Happy Birthday / How’s it going?

Today is one year since the first Kings Heath Architect blog post – happy birthday me! I have been in sole practice for a little bit longer than that, but I feel like this is a good anniversary for the shop. Looking back over the year I can see a (fairly) steady progress as the enquiries have turned into projects and the projects have gone onto site. In central headquarters though the general feeling has been either one of two things – “will I ever work again?” and “when am I going to going to get everything done?”. Sometimes on the same day. Today I won a project, with a commercial client, that should keep me non-stop busy for about a month, which is very good. A project which seemed to be going nowhere a few days ago is now on site – and the engineer is waiting on my drawings. Two sets of tenders are due back this week. And I have a client who said he would be back in touch “when he gets back from holiday” to meet on site on Saturday. So that’s looking pretty busy with all paid work. At the beginning of the month I was looking at the blackboard and there was one small project. How things change.

So what have I learned in a year? Well, some things are going really well and the first is this: my customers like me. I like them too – they have great ideas for projects and so far have all shown good judgement and serenity with what can be a stressful process. The next thing item is this: if you want to make money as an architect – and I don’t mean big money I mean any money – you have to work super fast, super hard, non-stop metal bashing. Not all the time, but a lot. Hammer like crazy, send invoice, hammer like crazy. However… part of my job, a very important part, is daydreaming. Lots of daydreaming, doodling, numbers, drawings that go somewhere and drawings that go nowhere. Without daydreaming, the hammering just leads to more hammering and not to a good solution, or a beautiful resolution. So, to another year of serenity, hammering and daydreaming.

Dear Diary

There are usually two reasons why websites or blogs go all quiet. Thankfully the recent dry spell on KHA (if we can call it that) is for the second reason – the shop is so busy I haven’t found time to update it. In fact I am approaching the state that is small business nirvana – I have work to do now and work in the diary to do later – some of it much later. My customers are forming an orderly queue, like at a well known high street coffee shop.

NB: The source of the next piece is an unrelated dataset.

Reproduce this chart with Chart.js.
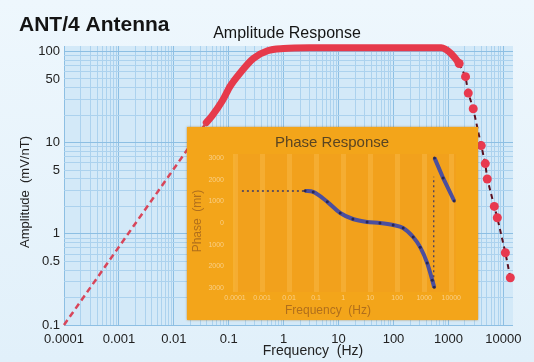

Trying to plan the office workload is notoriously difficult for an architect. I might visit a client who is thinking of a big project and it leads nowhere, or I hear nothing for weeks – or months – then the client wishes to proceed at top speed.  When a project progresses smoothly, there is usually a body of work leading up to a planning application, followed by a wait of eight weeks or so for the council to give their determination before the construction information package gets underway. So it’s nice to be able to have one project slowly rising in the airing cupboard, one in the oven and another being kneaded on a floury counter top. But this is not so easy to do in practice!

I have drafted various charts and lists to try to sort out what we call the office work programme with some success, but at the end of the day new enquiries need attention, existing clients are eager to see their drawings and the mortgage needs to get paid. For all these reasons, the post this month has been a bit slow… Hope to give you the attention you deserve soon. Next week maybe?

Sketchpad

I like to sketch out some rough ideas at client meetings in my notebook. I have added a little colour to this one in Photoshop. It shows the key ideas of the proposal in a very concise way, it is quick, personal and can be sent by email. The top drawing shows the loft plan with Velux roof light, winder stair and b for bathroom. The middle picture is a through the wall perspective showing the stair, dormer with large window and door to bathroom and finally the elevation at the bottom of the page. Thanks to Tomato Wollivar for his old scanner : -).